From 57 BC to 935 CE, Gyeongju, Korea, was the ancient capital of Silla, a kingdom consuming two-thirds of the Korean peninsula. Today the city, located 370 km southeast of Seoul, remains rich in Korean Buddhist art, historical sites, and artifacts. All of the historic areas in Gyeongju are designated UNESCO World Heritage sites, and the city is often called “the museum without walls.” Traveling from Seoul to Gyeongju is easy, and makes a perfect overnight getaway for Seoul tourists seeking a change in scenery.

Getting to Gyeongju

Intercity buses run a four-hour journey from Seoul to Gyeongju for under $20 USD. The fastest way to Gyeongju, however, is the KTX express train, which travels at 305 kilometers per hour and covers the distance in two hours. Cost is just under $50 USD.

It should be noted that Gyeongju has two train stations. The old station, centrally located, has served the city since 1918, and still serves slow-speed trains to and from Seoul. Singyeongju Station, which opened outside of city limits in 2010, is the rail hub of the KTX high speed lines.

Buses 50, 70, and 700 make the 15-minute jouктey between the two train stations in Gyeongju for just under $2 USD. Tourists arriving at Singyeongju station may wish to begin their journey on the No. 700 bus, which travels from the station to Bulguksa Temple in about an hour.

Bulguksa Temple and Seokguram Grotto

Most of Gyeongju’s historical attractions are inside the city center, but two lie just outside, in Gyeongju National Park. Bulguksa, on Mount Toham, is the head temple of Korean Buddhism’s Jogye Order. The complex contains over a half-dozen of South Korea’s national treasures and is itself considered a masterpiece of Buddhist art. It is open at various hours, depending on the season, and admission is affordable at around $5 USD.

A bus is available from Bulguksa to Seokguram Grotto on Mount Tohamsan, where tourists routinely go to watch the sunrise over the East Sea. The grotto was completed in 774 CE, and is filled with examples of some of the finest Buddhist sculptures in the world.

Inside Gyeongju City

The best first stop inside Gyeongju City limits is the Gyeongju National Museum (186 lljeong-ro, open from 9 a.m. to 9 p.m.).
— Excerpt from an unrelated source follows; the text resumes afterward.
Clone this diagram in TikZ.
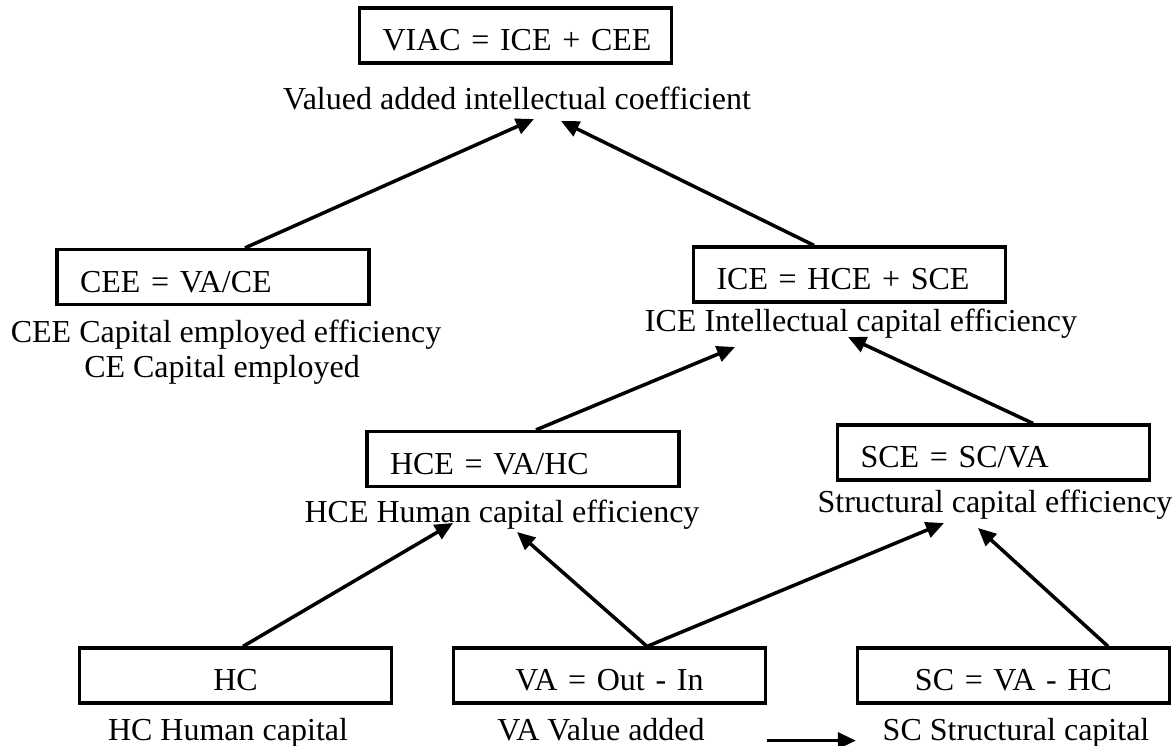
\documentclass[tikz,border=0pt]{standalone}
\usepackage{fontspec}
\setmainfont{Liberation Serif}
\usetikzlibrary{arrows.meta,calc}
\begin{document}
\begin{tikzpicture}[x=1pt,y=-1pt,
  every node/.style={font=\fontsize{32}{38}\selectfont},
  bx/.style={draw,line width=3.2pt,rectangle,minimum width=312pt,minimum height=55pt,
    inner ysep=0pt,inner xsep=23pt,text width=266pt,text height=31.5pt,text depth=1.5pt},
  lbx/.style={bx,align=left},
  cbx/.style={bx,align=center},
  lbl/.style={anchor=base,inner sep=0pt},
  arr/.style={line width=3.5pt,-{Triangle[length=18pt,width=16pt]}}]
\useasboundingbox (0,0) rectangle (1174,746);
\node[lbx] (viac) at (515.5,35.5) {\mbox{VIAC = ICE + CEE}};
\node[lbl] (lviac) at (517,110) {Valued added intellectual coefficient};
\node[lbx] (cee) at (213,277) {\mbox{CEE = VA/CE}};
\node[lbl] (lcee1) at (226,342) {CEE Capital employed efficiency};
\node[lbl] (lcee2) at (222,377) {CE Capital employed};
\node[lbx] (ice) at (849.5,274.5) {\mbox{ICE = HCE + SCE}};
\node[lbl] (lice) at (861,331) {ICE Intellectual capital efficiency};
\node[lbx] (hce) at (523,459) {\mbox{HCE = VA/HC}};
\node[lbl] (lhce) at (502,522) {HCE Human capital efficiency};
\node[lbx] (sce) at (993.5,452.5) {\mbox{SCE = SC/VA}};
\node[lbl] (lsce) at (995,512) {Structural capital efficiency};
\node[cbx] (hc) at (235.5,675.5) {HC};
\node[lbl] (lhc) at (228,740) {HC Human capital};
\node[cbx] (va) at (609.5,675.5) {\mbox{VA = Out - In}};
\node[lbl] (lva) at (601,740) {VA Value added};
\node[cbx] (sc) at (1013.5,675.5) {\mbox{SC = VA - HC}};
\node[lbl] (lsc) at (1016,740) {SC Structural capital};
\draw[arr] ($(cee.north)+(32,0)$) -- ($(lviac.base)+(17,9)$);
\draw[arr] ($(ice.north)+(-35.5,0)$) -- ($(lviac.base)+(44,11)$);
\draw[arr] ($(hce.north)+(13,0)$) -- ($(lice.base)+(-126,16)$);
\draw[arr] ($(sce.north)+(39.5,0)$) -- ($(lice.base)+(-13,6)$);
\draw[arr] ($(hc.north)+(7.5,0)$) -- ($(lhce.base)+(-49,1)$);
\draw[arr] ($(va.north)+(37.5,0)$) -- ($(lhce.base)+(15,10)$);
\draw[arr] ($(va.north)+(37.5,0)$) -- ($(lsce.base)+(-51,11)$);
\draw[arr] ($(sc.north)+(94.5,0)$) -- ($(lsce.base)+(-17,16)$);
\draw[arr] ($(va.south east)+(0,36)$) -- ($(sc.south west)+(0,36)$);
\end{tikzpicture}
\end{document}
A repository of hundreds of Silla artifacts, the well-curated exhibitions tell the story of the Silla Kingdom, and serves to orient tourists and visitors with historical sites.

Although the city has hundreds of historical sites and attractions, one of the most popular is Daereungwon, a large park filled with burial mounds that serve as the final resting place of many of the key players of the Silla dynasty. Daereungwon includes Cheonmachong, the “tomb of the heavenly horse,” an excavated grave available for touring. Outside of Cheonmachong is Cheomseongdae Observatory, a 9-meter-tall astronomical observatory built in about 640 CE.